As we tied them, the fellow at the mast-head warned us that a boat had left the sloop and was pulling towards us. We went to the rail and, as soon as the boat was visible, Peter seized the trumpet and cried “Boat ahoy! What boat is that?”

“John Coram,” came the answer, faint but clear. This did not seem to me to be an answer but Peter understood: it seems that, in the old navy, when a boat’s coxswain named a ship, it was understood that his boat was carrying the Captain of that ship. Peter rapped out a filthy word, then a string of brusque orders. There was a bosun’s mate trilling upon a pipe and two reasonably clean seamen pretending to be “sideboys” at the entry-port just one second before an ugly, shag-haired, purple-nosed old gentleman heaved himself aboard. He looked around with a disgust he made no effort to conceal. Then he sketched out a tipping of his hat to the quarterdeck, skipped up to the poop and glared at us.

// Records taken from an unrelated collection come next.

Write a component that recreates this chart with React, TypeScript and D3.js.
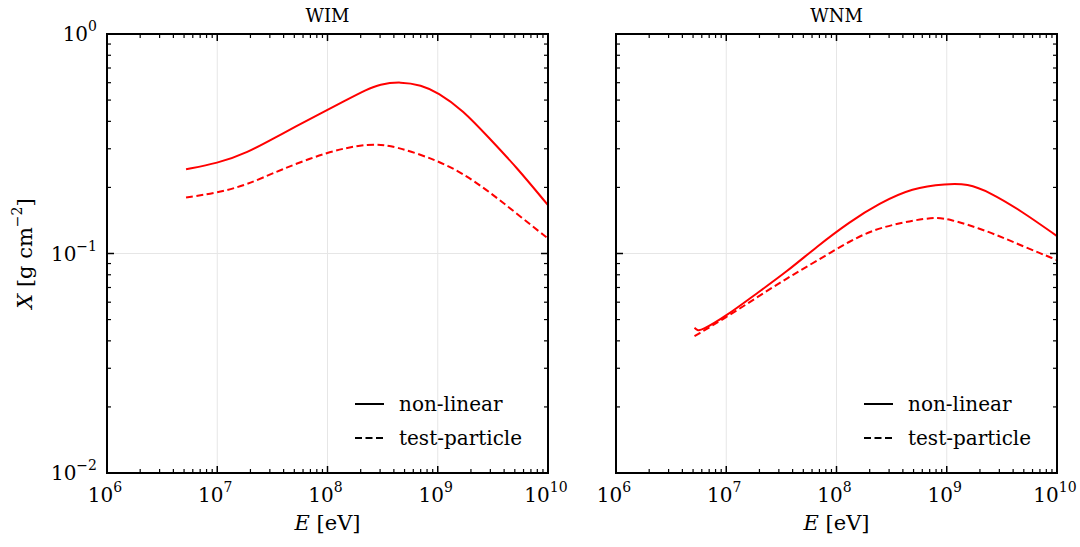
import React from "react";
import * as d3 from "d3";

// panel titles
const panels = ["WIM", "WNM"];

// WIM curves: log10(E / eV) and X in g cm^-2
const wimNonLinearLogE = [6.717, 7.0, 7.266, 7.567, 8.0, 8.171, 8.357, 8.469, 8.665, 8.85, 9.0, 9.226, 9.468, 9.709, 10.0];
const wimNonLinearX = [0.242, 0.2575, 0.286, 0.347, 0.451, 0.5, 0.558, 0.59, 0.607, 0.585, 0.542, 0.451, 0.335, 0.249, 0.166];
const wimTestLogE = [6.717, 7.0, 7.266, 7.567, 8.0, 8.382, 8.623, 9.0, 9.226, 9.468, 9.709, 10.0];
const wimTestX = [0.18, 0.189, 0.205, 0.24, 0.291, 0.319, 0.308, 0.265, 0.232, 0.191, 0.153, 0.117];

// WNM curves
const wnmNonLinearLogE = [6.712, 6.74, 6.773, 7.0, 7.278, 7.55, 7.82, 8.12, 8.385, 8.687, 9.0, 9.187, 9.385, 9.687, 10.0];
const wnmNonLinearX = [0.0459, 0.0446, 0.0445, 0.0519, 0.0659, 0.0827, 0.1074, 0.1396, 0.169, 0.199, 0.208, 0.208, 0.191, 0.155, 0.12];
const wnmTestLogE = [6.712, 7.0, 7.278, 7.55, 7.82, 8.12, 8.385, 8.84, 9.0, 9.385, 9.687, 10.0];
const wnmTestX = [0.042, 0.0512, 0.0631, 0.0771, 0.0925, 0.114, 0.132, 0.1462, 0.1452, 0.126, 0.108, 0.0934];

const xTicks = [1e6, 1e7, 1e8, 1e9, 1e10];
const yTicks = [1e-2, 1e-1, 1e0];
const legendLabels = ["non-linear", "test-particle"];

const W = 1080;
const H = 547;
const top = 34;
const bottom = 473;
const panelX = [107, 616];
const panelW = 441;
const font = "DejaVu Serif";

const exp = (v: number) => Math.round(Math.log10(v));
const minors = (lo: number, hi: number) => {
  const out: number[] = [];
  for (let d = lo; d < hi; d++) for (let k = 2; k <= 9; k++) out.push(k * Math.pow(10, d));
  return out;
};

const Pow = ({ x, y, v, anchor }: { x: number; y: number; v: number; anchor: string }) => (
  <text x={x} y={y} textAnchor={anchor} fontFamily={font} fontSize={20}>
    10
    <tspan dy={-10} fontSize={14}>
      {exp(v) < 0 ? "\u2212" + Math.abs(exp(v)) : exp(v)}
    </tspan>
  </text>
);

const Panel = ({ idx }: { idx: number }) => {
  const x0 = panelX[idx];
  const x = d3.scaleLog().domain([1e6, 1e10]).range([x0, x0 + panelW]);
  const y = d3.scaleLog().domain([1e-2, 1]).range([bottom, top]);
  const line = d3
    .line<[number, number]>()
    .x((d) => x(Math.pow(10, d[0])))
    .y((d) => y(d[1]))
    .curve(d3.curveBasis);
  const series =
    idx === 0
      ? [
          [wimNonLinearLogE, wimNonLinearX],
          [wimTestLogE, wimTestX],
        ]
      : [
          [wnmNonLinearLogE, wnmNonLinearX],
          [wnmTestLogE, wnmTestX],
        ];
  const xMin = minors(6, 10);
  const yMin = minors(-2, 0);
  const legX = idx === 0 ? 355 : 864;
  return (
    <g>
      {/* grid */}
      {xTicks.slice(1, -1).map((t) => (
        <line key={"gx" + t} x1={x(t)} x2={x(t)} y1={top} y2={bottom} stroke="#e6e6e6" strokeWidth={1} />
      ))}
      {yTicks.slice(1, -1).map((t) => (
        <line key={"gy" + t} x1={x0} x2={x0 + panelW} y1={y(t)} y2={y(t)} stroke="#e6e6e6" strokeWidth={1} />
      ))}
      {/* curves */}
      {series.map(([es, xs], i) => (
        <path
          key={i}
          d={line(es.map((e, j) => [e, xs[j]] as [number, number])) || ""}
          fill="none"
          stroke="#ff0000"
          strokeWidth={2}
          strokeDasharray={i === 1 ? "7,3.5" : undefined}
        />
      ))}
      {/* ticks */}
      {xTicks.map((t) => (
        <g key={"xt" + t}>
          <line x1={x(t)} x2={x(t)} y1={bottom} y2={bottom - 7} stroke="#000" strokeWidth={1.5} />
          <line x1={x(t)} x2={x(t)} y1={top} y2={top + 7} stroke="#000" strokeWidth={1.5} />
          <Pow x={x(t) - 2} y={bottom + 29} v={t} anchor="middle" />
        </g>
      ))}
      {xMin.map((t) => (
        <g key={"xm" + t}>
          <line x1={x(t)} x2={x(t)} y1={bottom} y2={bottom - 4} stroke="#000" strokeWidth={1.2} />
          <line x1={x(t)} x2={x(t)} y1={top} y2={top + 4} stroke="#000" strokeWidth={1.2} />
        </g>
      ))}
      {yTicks.map((t) => (
        <g key={"yt" + t}>
          <line x1={x0} x2={x0 + 7} y1={y(t)} y2={y(t)} stroke="#000" strokeWidth={1.5} />
          <line x1={x0 + panelW} x2={x0 + panelW - 7} y1={y(t)} y2={y(t)} stroke="#000" strokeWidth={1.5} />
          {idx === 0 && <Pow x={x0 - 10} y={y(t) + 7} v={t} anchor="end" />}
        </g>
      ))}
      {yMin.map((t) => (
        <g key={"ym" + t}>
          <line x1={x0} x2={x0 + 4} y1={y(t)} y2={y(t)} stroke="#000" strokeWidth={1.2} />
          <line x1={x0 + panelW} x2={x0 + panelW - 4} y1={y(t)} y2={y(t)} stroke="#000" strokeWidth={1.2} />
        </g>
      ))}
      <rect x={x0} y={top} width={panelW} height={bottom - top} fill="none" stroke="#000" strokeWidth={2} />
      {/* title */}
      <text x={x0 + panelW / 2} y={22} textAnchor="middle" fontFamily={font} fontSize={18}>
        {panels[idx]}
      </text>
      {/* x label */}
      <text x={x0 + panelW / 2} y={530} textAnchor="middle" fontFamily={font} fontSize={21}>
        <tspan fontStyle="italic">E</tspan> [eV]
      </text>
      {/* legend */}
      {legendLabels.map((lab, i) => (
        <g key={lab}>
          <line
            x1={legX}
            x2={legX + 29}
            y1={404 + i * 34}
            y2={404 + i * 34}
            stroke="#000"
            strokeWidth={2}
            strokeDasharray={i === 1 ? "7,3.5" : undefined}
          />
          <text x={legX + 44} y={411 + i * 34} fontFamily={font} fontSize={20}>
            {lab}
          </text>
        </g>
      ))}
    </g>
  );
};

const App = () => (
  <svg width={W} height={H} style={{ position: "absolute", left: 0, top: 0, background: "#fff" }}>
    <Panel idx={0} />
    <Panel idx={1} />
    <text
      transform={`translate(32,${(top + bottom) / 2}) rotate(-90)`}
      textAnchor="middle"
      fontFamily={font}
      fontSize={21}
    >
      <tspan fontStyle="italic">X</tspan> [g cm
      <tspan dy={-10} fontSize={14}>
        {"\u2212"}2
      </tspan>
      <tspan dy={10}>]</tspan>
    </text>
  </svg>
);

export default App;
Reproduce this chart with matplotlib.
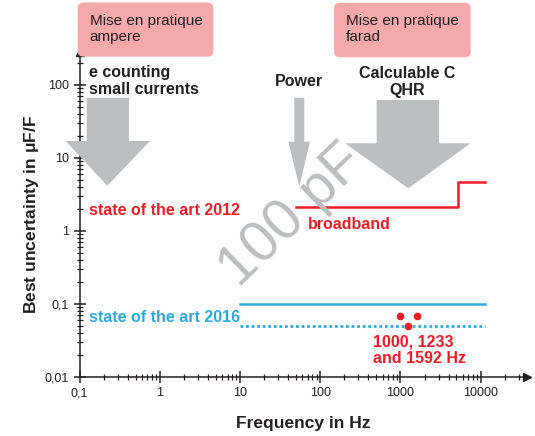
import matplotlib
matplotlib.use("Agg")
import matplotlib.pyplot as plt
from matplotlib.patches import Polygon, FancyBboxPatch
from matplotlib.ticker import LogLocator, FixedLocator, FixedFormatter, NullFormatter

plt.rcParams['font.family'] = ['Liberation Sans', 'DejaVu Sans']
plt.rcParams['mathtext.fontset'] = 'custom'
plt.rcParams['mathtext.rm'] = 'Liberation Sans'

# data
freq_2012 = [50, 5300, 5300, 11500]
unc_2012 = [2.1, 2.1, 4.7, 4.7]
freq_2016 = [10, 11500]
unc_2016 = [0.1, 0.1]
unc_2016_dot = [0.05, 0.05]
dot_freqs = [1000, 1233, 1592]
dot_unc = [0.068, 0.05, 0.068]
xticks = [0.1, 1, 10, 100, 1000, 10000]
xticklabels = ['0,1', '1', '10', '100', '1000', '10000']
yticks = [0.01, 0.1, 1, 10, 100]
yticklabels = ['0,01', '0,1', '1', '10', '100']

RED = '#ed1c24'
BLUE = '#29aae1'
GRAY = '#bcbec0'
DARK = '#231f20'
PINK = '#f5a9ab'

W, H = 535, 436
fig = plt.figure(figsize=(W / 100, H / 100), dpi=100)
ax = fig.add_axes([79.6 / W, (H - 377) / H, 447.1 / W, 325.3 / H])
ax.set_xscale('log')
ax.set_yscale('log')
ax.set_xlim(0.1, 10 ** 4.575)
ax.set_ylim(0.01, 10 ** 2.456)


def px(x, y):
    return (x / W, 1 - y / H)


# lines
ax.plot(freq_2012, unc_2012, color=RED, lw=1.8, zorder=3)
ax.plot(freq_2016, unc_2016, color=BLUE, lw=1.8, zorder=3)
ax.plot(freq_2016, unc_2016_dot, color=BLUE, lw=2, ls=(0, (1, 1)), zorder=3)
ax.plot(dot_freqs, dot_unc, 'o', color=RED, ms=4.5, zorder=3)

# axes styling
for s in ['top', 'right']:
    ax.spines[s].set_visible(False)
for s in ['left', 'bottom']:
    ax.spines[s].set_linewidth(1.1)
    ax.spines[s].set_color(DARK)
ax.plot(1, 0, '>', color=DARK, ms=6, transform=ax.transAxes, clip_on=False, zorder=5)
ax.plot(0, 1, '^', color=DARK, ms=6, transform=ax.transAxes, clip_on=False, zorder=5)

ax.xaxis.set_major_locator(FixedLocator(xticks))
ax.xaxis.set_major_formatter(FixedFormatter(xticklabels))
ax.yaxis.set_major_locator(FixedLocator(yticks))
ax.yaxis.set_major_formatter(FixedFormatter(yticklabels))
ax.xaxis.set_minor_locator(LogLocator(base=10, subs=range(2, 10), numticks=20))
ax.yaxis.set_minor_locator(LogLocator(base=10, subs=range(2, 10), numticks=20))
ax.xaxis.set_minor_formatter(NullFormatter())
ax.yaxis.set_minor_formatter(NullFormatter())
ax.tick_params(which='major', direction='inout', length=9, width=1.1, color=DARK,
               labelsize=9, labelcolor=DARK, pad=3)
ax.tick_params(which='minor', direction='inout', length=5, width=0.9, color=DARK)
ax.set_facecolor('none')

ax.set_xlabel('Frequency in Hz', fontsize=12.5, fontweight='bold', color=DARK, labelpad=12)
ax.set_ylabel('Best uncertainty in $\\mathregular{\\mu}$F/F', fontsize=12.5,
              fontweight='bold', color=DARK, labelpad=3)

# gray arrows (figure pixel outlines)
arrows = [
    (86.7, 129, 97.7, 141, 65.7, 150, 107.3, 185.7),
    (294.3, 304.3, 97.7, 141.7, 288.3, 310, 299.3, 186.7),
    (376.7, 439, 100, 143.3, 345, 470.7, 408.3, 188.3),
]
for x0, x1, top, hy, hx0, hx1, tx, ty in arrows:
    pts = [px(x0, top), px(x1, top), px(x1, hy), px(hx1, hy), px(tx, ty),
           px(hx0, hy), px(x0, hy)]
    fig.patches.append(Polygon(pts, closed=True, transform=fig.transFigure,
                               facecolor=GRAY, edgecolor='none', zorder=0))

# pink boxes
for (bx0, by0, bx1, by1, txt) in [(77.7, 2.5, 213.3, 56.7, 'Mise en pratique\nampere'),
                                  (334, 2.7, 470.7, 57.3, 'Mise en pratique\nfarad')]:
    x, y = px(bx0, by1)
    fig.patches.append(FancyBboxPatch((x, y), (bx1 - bx0) / W, (by1 - by0) / H,
                                      boxstyle='round,pad=0,rounding_size=0.012',
                                      transform=fig.transFigure, facecolor=PINK,
                                      edgecolor='none', zorder=0))
    fig.text(*px(bx0 + 12, 29), txt, fontsize=11, color=DARK, va='center', ha='left',
             linespacing=1.15)

# labels
fig.text(*px(89, 81), 'e counting\nsmall currents', fontsize=11.5, fontweight='bold',
         color=DARK, va='center', ha='left', linespacing=1.1)
fig.text(*px(299, 81), 'Power', fontsize=11.5, fontweight='bold', color=DARK,
         va='center', ha='center')
fig.text(*px(407, 82), 'Calculable C\nQHR', fontsize=11.5, fontweight='bold',
         color=DARK, va='center', ha='center', linespacing=1.1)
fig.text(*px(89, 210), 'state of the art 2012', fontsize=11.5, fontweight='bold',
         color=RED, va='center', ha='left')
fig.text(*px(308, 224), 'broadband', fontsize=11.5, fontweight='bold',
         color=RED, va='center', ha='left')
fig.text(*px(89, 317), 'state of the art 2016', fontsize=11.5, fontweight='bold',
         color=BLUE, va='center', ha='left')
fig.text(*px(373, 350), '1000, 1233\nand 1592 Hz', fontsize=11.5, fontweight='bold',
         color=RED, va='center', ha='left', linespacing=1.1)
fig.text(*px(292, 216), '100 pF', fontsize=41, color=GRAY, rotation=44,
         va='center', ha='center', zorder=0)

fig.savefig('out.png', dpi=100)
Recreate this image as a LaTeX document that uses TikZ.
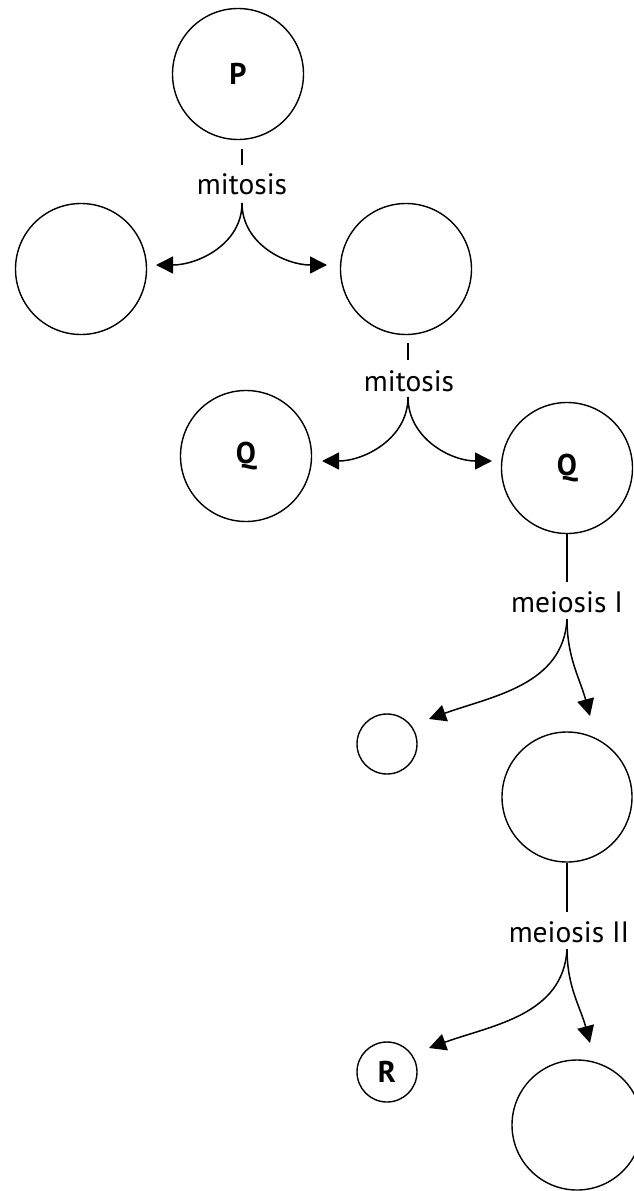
\documentclass[tikz,border=0pt]{standalone}
\usepackage{fontspec}
\setmainfont{PT Sans}
\usetikzlibrary{arrows.meta}
\begin{document}
\begin{tikzpicture}[x=1pt,y=1pt,
  cell/.style={circle,draw,line width=1.4pt,inner sep=0pt,minimum size=#1,font=\fontsize{30}{33}\selectfont\bfseries},
  cell/.default=131pt,
  lbl/.style={anchor=base,inner sep=0pt,font=\fontsize{29.5}{32}\selectfont},
  tick/.style={line width=1.4pt},
  arr/.style={line width=1.5pt,-{Triangle[length=17pt,width=17pt]}}]
\useasboundingbox (0,0) rectangle (633,-1191);
% cells
\node[cell] (P) at (238,-74) {P};
\node[cell] (A) at (81,-269) {};
\node[cell] (B) at (406,-269) {};
\node[cell] (Q1) at (246,-456) {Q};
\node[cell] (Q2) at (567,-468) {Q};
\node[cell=60pt] (S) at (387,-744) {};
\node[cell=130pt] (C) at (567,-797) {};
\node[cell=60pt] (R) at (387,-1072) {R};
\node[cell=130pt] (D) at (577,-1125) {};
% labels
\node[lbl] (m1) at (242,-194) {mitosis};
\node[lbl] (m2) at (409,-391) {mitosis};
\node[lbl] (m3) at (567,-612) {meiosis I};
\node[lbl] (m4) at (569,-942) {meiosis II};
% coordinates
\coordinate (t1a) at (242,-149); \coordinate (t1b) at (242,-165);
\coordinate (f1) at (242,-203);
\coordinate (a1L) at (156,-265); \coordinate (a1R) at (327,-265);
\coordinate (t2a) at (408,-343); \coordinate (t2b) at (408,-360);
\coordinate (f2) at (408,-397);
\coordinate (a2L) at (322,-461); \coordinate (a2R) at (492,-461);
\coordinate (t3b) at (567,-582);
\coordinate (f3) at (567,-619);
\coordinate (a3L) at (429,-719); \coordinate (a3R) at (590,-716);
\coordinate (t4b) at (567,-912);
\coordinate (f4) at (567,-949);
\coordinate (a4L) at (429,-1048); \coordinate (a4R) at (590,-1043);
% connectors
\draw[tick] (t1a) -- (t1b);
\draw[arr] (f1) to[out=-90,in=0] (a1L);
\draw[arr] (f1) to[out=-90,in=180] (a1R);
\draw[tick] (t2a) -- (t2b);
\draw[arr] (f2) to[out=-90,in=0] (a2L);
\draw[arr] (f2) to[out=-90,in=180] (a2R);
\draw[tick] (Q2.south) -- (t3b);
\draw[arr] (f3) to[out=-93,in=20] (a3L);
\draw[arr] (f3) to[out=-90,in=105] (a3R);
\draw[tick] (C.south) -- (t4b);
\draw[arr] (f4) to[out=-93,in=20] (a4L);
\draw[arr] (f4) to[out=-90,in=105] (a4R);
\end{tikzpicture}
\end{document}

“Where is the Officer of the Watch?” he snarled. Poor, unshaven, red-eyed Peter swept the hat off his tangled curls and made a dancing-master’s bow.

“Your servant, Sir,” he said, “but whom have I the pleasure to…?”

“Jacob Dogg, Sir; Lieutenant R.N., retired. I have orders from your owners’ agent appointing me Captain into this ship.” He pulled a piece of paper from his pocket, snapped it open and thrust it away again. Peter touched his hat.

“Welcome aboard, Sir. I am Peter, Viscount Stevenage, third officer.”

“Pray summon my other officers and present them to me, Mr Stevenage.”

“I fear that is not possible, Sir. The First Officer is in Macao Hospital, the Second is in the sick-berth, still unconscious from a wound received in the engagement with the pirates. I am the only watch-keeping officer, although there is a capable sailing-master who could serve for the time being.”

“Make it so, Mister. And this gentleman?”

“Carolus Van Cleef, supernumerary and shareholder.”

“Very well. I’ll take the larboard watch, you the starboard. You are temporary First until the Second regains his faculties, then he is promoted First, you Second and the sailing-master acting Third. Mr Van Cleef to take lessons in navigation three times a day. Now I’ll have a sight of the watch-bill, if you please.”

Peter drew out a tattered document and handed it over.

“The names crossed out are the dead,” he explained. “Those underlined are wounded — a tick beside the name indicates that the man should be fit for duty in a few days; a cross means he’s likely to survive. As you see, we could muster three strong watches before the fight: now we can scrape together two weak ones. We are desperately short of top-men. I have not yet sorted out the new watches.”

“Why not, pray?”

“I had hoped that we might have picked up a few hands at Macao, Sir.”